Poppy cultivation goes up as splinter groups enter business
Jharkhand’s tryst with opium poppy seems to have reached a tipping point this year – police say various Left Wing Extremist (LWE) splinter groups have taken over the business from the Maoists, but the fear of a Maoist ambush is preventing the police from actively pursuing and destroying the cultivation of the crop.
Traditionally, the Maoists have considered opium poppy cultivation a major source of revenue and influence in the state – the latter was bought by paying money upfront to cultivating villagers. However, as the influence of CPI-Maoist declines in the state – they accounted for 42 per cent of Left Wing Extremist-related violence in 2014 – the two biggest splinter groups seems to have entered the business in a big way.
Anecdotal evidence from villages and interviews with police officers suggest that poppy cultivation has shot up this year. “They have diverted streams and don’t let villagers graze their cattle nearby. Last year, only small patches were being cultivated; now it is in massive swathes,” said a resident of Chatra district’s Lawalong area on the condition of anonymity. The claims are impossible to check independently as cultivating villagers are extremely hostile to outsiders.
Chatra is also a stronghold of the Tritiya Sammelan Prastuti Committee (TSPC). Villagers and police officers say the TSPC has begun overseeing cultivation in the Lawalong area, dealing directly with contractors from Uttar Pradesh.
Backed by satellite imagery from the Narcotics Control Bureau, police say at least 700 acres across eight of the state’s 24 districts are under cultivation. “Chatra is suitable for the cultivation of poppy because of its proximity to the Grand Trunk Road. This helps the transport of the product to various town in Uttar Pradesh for processing,” said S.N. Pradhan, Additional Director General-Police, CID.
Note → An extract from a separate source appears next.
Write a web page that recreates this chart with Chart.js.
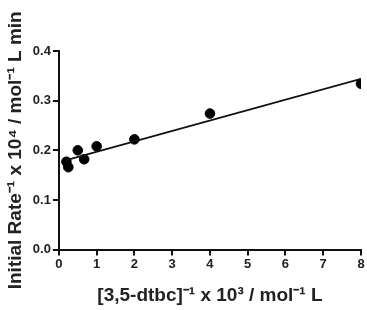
<!DOCTYPE html>
<html>
<head>
<meta charset="utf-8">
<script src="https://cdn.jsdelivr.net/npm/chart.js@4"></script>
<style>
  html, body { margin: 0; padding: 0; background: #fff; }
  #wrap { width: 367px; height: 310px; }
</style>
</head>
<body>
<div id="wrap"><canvas id="chart"></canvas></div>
<script>
const xValues = [0.2, 0.25, 0.5, 0.67, 1, 2, 4, 8];
const yValues = [0.177, 0.166, 0.200, 0.182, 0.208, 0.222, 0.274, 0.334];
const fitX = [0.2, 8];
const fitY = [0.180, 0.344];
const xTicks = [0, 1, 2, 3, 4, 5, 6, 7, 8];
const yTicks = [0, 0.1, 0.2, 0.3, 0.4];

const points = xValues.map((x, i) => ({x: x, y: yValues[i]}));
const fitLine = fitX.map((x, i) => ({x: x, y: fitY[i]}));

const font = "'Liberation Sans', Arial, sans-serif";

const axisStyle = {
    grid: {display: true, drawOnChartArea: false, drawTicks: true, tickLength: 6, color: "#111", lineWidth: 2},
    border: {display: true, color: "#111", width: 2},
};

new Chart(document.getElementById("chart"), {
    type: "scatter",
    data: {
        datasets: [
            {data: fitLine, showLine: true, borderColor: "#111", borderWidth: 1.8, pointRadius: 0, fill: false},
            {data: points, backgroundColor: "#000", borderColor: "#000", pointRadius: 4.8},
        ],
    },
    options: {
        responsive: true,
        maintainAspectRatio: false,
        animation: false,
        layout: {padding: {top: 51, right: 6, left: 4, bottom: 3}},
        plugins: {legend: {display: false}, tooltip: {enabled: false}},
        scales: {
            x: {
                type: "linear", min: 0, max: 8,
                ...axisStyle,
                afterBuildTicks: (axis) => { axis.ticks = xTicks.map(v => ({value: v})); },
                ticks: {color: "#222", font: {family: font, size: 13, weight: "bold"}, padding: 1, maxRotation: 0},
                title: {display: true, text: "[3,5-dtbc]\u207B\u00B9 x 10\u00B3 / mol\u207B\u00B9 L", color: "#222",
                    font: {family: font, size: 19, weight: "bold"}, padding: {top: 11, bottom: 0}},
            },
            y: {
                type: "linear", min: 0, max: 0.4,
                ...axisStyle,
                afterBuildTicks: (axis) => { axis.ticks = yTicks.map(v => ({value: v})); },
                ticks: {color: "#222", font: {family: font, size: 13, weight: "bold"}, padding: 2,
                    callback: (v) => v.toFixed(1)},
                title: {display: true, text: "Initial Rate\u207B\u00B9 x 10\u2074 / mol\u207B\u00B9 L min", color: "#222",
                    font: {family: font, size: 19, weight: "bold"}, padding: {top: 0, bottom: 4}},
            },
        },
    },
});
</script>
</body>
</html>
That shows in the data too: Chatra has seen six of the 13 anti-poppy raids conducted by the state police since the turn of the year, when the plants – being cultivated since October – have begun to flower. In all, the police have destroyed 276 acres of poppy; 100 of it in a single raid in Dumka. There have been no arrests yet.
Dumka SP Anoop Mathew, who led that operation in the CPI-Maoist controlled area of Shikaripara, said that the patch had been smaller last year: “Locals told me that only about 10 acres were cultivated last year; this year, they felt confident enough to grow so much more.” In 2014, the police had destroyed 81 acres across 13 raids; seven of them in Chatra.
The TSPC has also taken over the areas previously controlled by the Maoists in Latehar district. The TSPC is widely known to be working closely with the state police and the central security apparatus when it comes to anti-Maoist operations. There has been no raids yet in Khunti, where the People’s Liberation Front of India began poppy cultivation in the Rania area about three years back.
Police admit that the rate of destruction is slow and that the actual cultivation could be up to 10 times the destroyed acreage. “I would say it is a choice between risk and operational priority,” said Pradhan, pointing out that each poppy destruction effort has to be classified as a Special Operation because of the risks involved. “There are times when the forces have to think hard about which point of the field to enter from, because there could be an ambush waiting for them,” he said.
Therefore, despite their diminishing presence in the business, the Maoists continue to dominate the poppy discourse: other LWE groups do not attack the police, after all. “We are now considering a model where forces that go on routine anti-Maoist ops also destroy poppy along the way,” said Pradhan.